Department of Biostatistics Seminar/Workshop Series:
Statistical Methods for DNA Resequencing Analysis in Disease-Gene Studies
Wenyi Wang, Ph.D., Faculty Candidate
Stanford Genome Technology Center, UC Berkeley Statistics
Monday, February 15, 2010
MRB III Room 1220
Intended Audience: Persons interested in applied statistics, statistical theory, epidemiology, health services research, clinical trials methodology, statistical computing, statistical graphics, R users or potential users
Nuclear genes encode most mitochondrial proteins and their mutations cause diverse and debilitating clinical disorders. To date, 1,200 genes have been recorded to be associated with mitochondrial diseases. Identifying DNA variants in these genes in individuals affected by mitochondrial diseases remains a major challenge, because many diseases are thought to be associated with rare variants (minor allele frequency <1%). Medical resequencing arrays enable cost-efficient and high-throughput sequencing of candidate genes. For diploid genomes, available base-calling tools only achieve high accuracy by calling a portion of all nucleotide positions.
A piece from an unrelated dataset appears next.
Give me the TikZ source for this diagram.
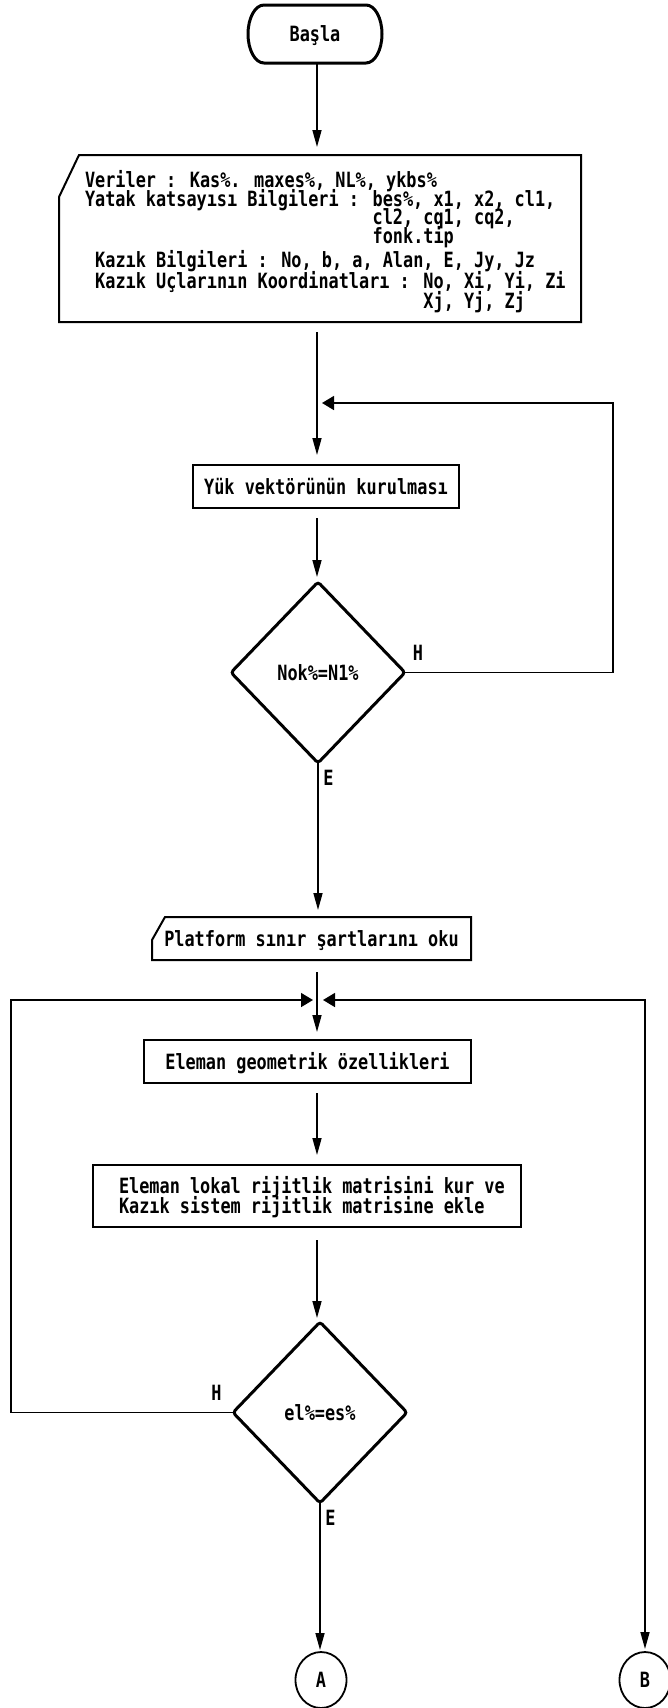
\documentclass[tikz,border=0pt]{standalone}
\usepackage{fontspec}
\newfontfamily\dm[FakeStretch=0.803]{DejaVu Sans Mono}
\usetikzlibrary{arrows.meta,calc,shapes.geometric}
\tikzset{
  every node/.style={font=\dm\bfseries\fontsize{21}{20}\selectfont, inner sep=0pt, outer sep=0pt},
  ln/.style={line width=1.6pt},
  varr/.style={ln, -{Triangle[length=17pt,width=9pt]}},
  harr/.style={ln, -{Triangle[length=12pt,width=14pt]}},
  plainbox/.style={minimum height=43pt, text height=15.5pt, text depth=0pt},
  boxst/.style={plainbox, draw, line width=2pt},
  outline/.style={line width=2pt, line join=miter},
  dec/.style={diamond, draw, line width=3pt, minimum width=174pt, minimum height=181pt,
              text height=15.5pt, text depth=0pt, rounded corners=3pt},
  conn/.style={ellipse, draw, line width=1.8pt, minimum width=51pt, minimum height=56pt,
              text height=15.5pt, text depth=0pt},
  lbl/.style={anchor=base},
  txt/.style={anchor=base west}
}
\begin{document}
\begin{tikzpicture}[x=1pt,y=-1pt]
\fill[white] (0,0) rectangle (667,1708);
\useasboundingbox (0,0) rectangle (667,1708);

% coordinates for the main line and loop corners
\coordinate (mx) at (317,0);
\coordinate (j1) at (322,403);
\coordinate (r1) at (613,403);
\coordinate (l2) at (11,1000);
\coordinate (j2l) at (313,1000);
\coordinate (j2r) at (323,1000);
\coordinate (r2) at (645,1000);

% start terminal
\node[minimum width=134pt, minimum height=58pt, text height=15.5pt, text depth=0pt] (start) at (315,34) {Başla};
\draw[line width=3pt] ($(start.north west)+(16,0)$) -- ($(start.north east)+(-16,0)$)
  arc[start angle=90, end angle=-90, x radius=16pt, y radius=29pt]
  -- ($(start.south west)+(16,0)$)
  arc[start angle=270, end angle=90, x radius=16pt, y radius=29pt] -- cycle;

% data input box
\node[minimum width=522pt, minimum height=167pt] (data) at (320,238.5) {};
\draw[outline] ($(data.north west)+(20,0)$) -- (data.north east) -- (data.south east)
  -- (data.south west) -- ($(data.north west)+(0,42)$) -- cycle;
\node[txt] (v1) at (85,187.5) {Veriler : Kas\%. maxes\%, NL\%, ykbs\%};
\node[txt] (v2) at (85,206) {Yatak katsayısı Bilgileri : bes\%, x1, x2, cl1,};
\node[txt] (v3) at (85,224) {\phantom{Yatak katsayısı Bilgileri : }cl2, cq1, cq2,};
\node[txt] (v4) at (85,243) {\phantom{Yatak katsayısı Bilgileri : }fonk.tip};
\node[txt] (v5) at (95.2,267.5) {Kazık Bilgileri : No, b, a, Alan, E, Jy, Jz};
\node[txt] (v6) at (95.2,288) {Kazık Uçlarının Koordinatları : No, Xi, Yi, Zi};
\node[txt] (v7) at (95.2,308.5) {\phantom{Kazık Uçlarının Koordinatları : }Xj, Yj, Zj};

% load vector
\node[boxst, minimum width=266pt] (yuk) at (326,486.5) {Yük vektörünün kurulması};

% decision 1
\node[dec] (d1) at (318,672.5) {Nok\%=N1\%};
\node[lbl] (h1) at (418,660) {H};
\node[lbl] (e1) at (328.5,785) {E};

% platform input
\node[plainbox, minimum width=319pt] (plat) at (311.5,938.5) {Platform sınır şartlarını oku};
\draw[outline] ($(plat.north west)+(13,0)$) -- (plat.north east) -- (plat.south east)
  -- (plat.south west) -- ($(plat.north west)+(0,23)$) -- cycle;

% element geometry
\node[boxst, minimum width=327pt] (geo) at (307.5,1061.5) {Eleman geometrik özellikleri};

% stiffness matrix
\node[draw, line width=2pt, minimum width=428pt, minimum height=62pt] (mat) at (307,1196) {};
\node[txt] (m1) at (119,1193) {Eleman lokal rijitlik matrisini kur ve};
\node[txt] (m2) at (119,1213) {Kazık sistem rijitlik matrisine ekle};

% decision 2
\node[dec] (d2) at (320,1412.5) {el\%=es\%};
\node[lbl] (h2) at (216.5,1400) {H};
\node[lbl] (e2) at (330.5,1525) {E};

% connectors
\node[conn] (A) at (321,1680) {A};
\node[conn] (B) at (645,1680) {B};

% flow lines
\draw[varr, shorten >=8pt] (mx |- start.south) -- (mx |- data.north);
\draw[varr, shorten <=10pt, shorten >=10pt] (mx |- data.south) -- (mx |- yuk.north);
\draw[varr, shorten <=10pt, shorten >=5pt] (mx |- yuk.south) -- (mx |- d1.north);
\draw[varr, shorten >=7pt] (d1.south) -- (d1.south |- plat.north);
\draw[varr, shorten <=12pt, shorten >=8pt] (mx |- plat.south) -- (mx |- geo.north);
\draw[varr, shorten <=10pt, shorten >=10pt] (mx |- geo.south) -- (mx |- mat.north);
\draw[varr, shorten <=13pt, shorten >=4pt] (mx |- mat.south) -- (mx |- d2.north);
\draw[varr, shorten >=2pt] (d2.south) -- (d2.south |- A.north);
\draw[harr] (d1.east) -| (r1) -- (j1);
\draw[harr] (d2.west) -| (l2) -- (j2l);
\draw[ln, {Triangle[length=12pt,width=14pt]}-{Triangle[length=17pt,width=9pt]}, shorten >=3pt]
  (j2r) -- (r2) -- (r2 |- B.north);
\end{tikzpicture}
\end{document}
Distinct from whole-genome SNP data, the array-based resequencing data present a very low frequency of biological signals (genetic variations from a reference sequence), which motivated us to develop a new statistical method, SRMA (Sequence Robust Multi-array Analysis). Our challenge was to fully detect sequence variations with minimal false discoveries, when sequencing errors occur at high frequencies. We extended the multi-level mixture models, previously deployed for SNP arrays, to accurately call single heterozygous samples at rare variant positions. We demonstrate our methods in a resequencing study of 39 candidate genes among healthy individuals and patients with mitochondrial diseases.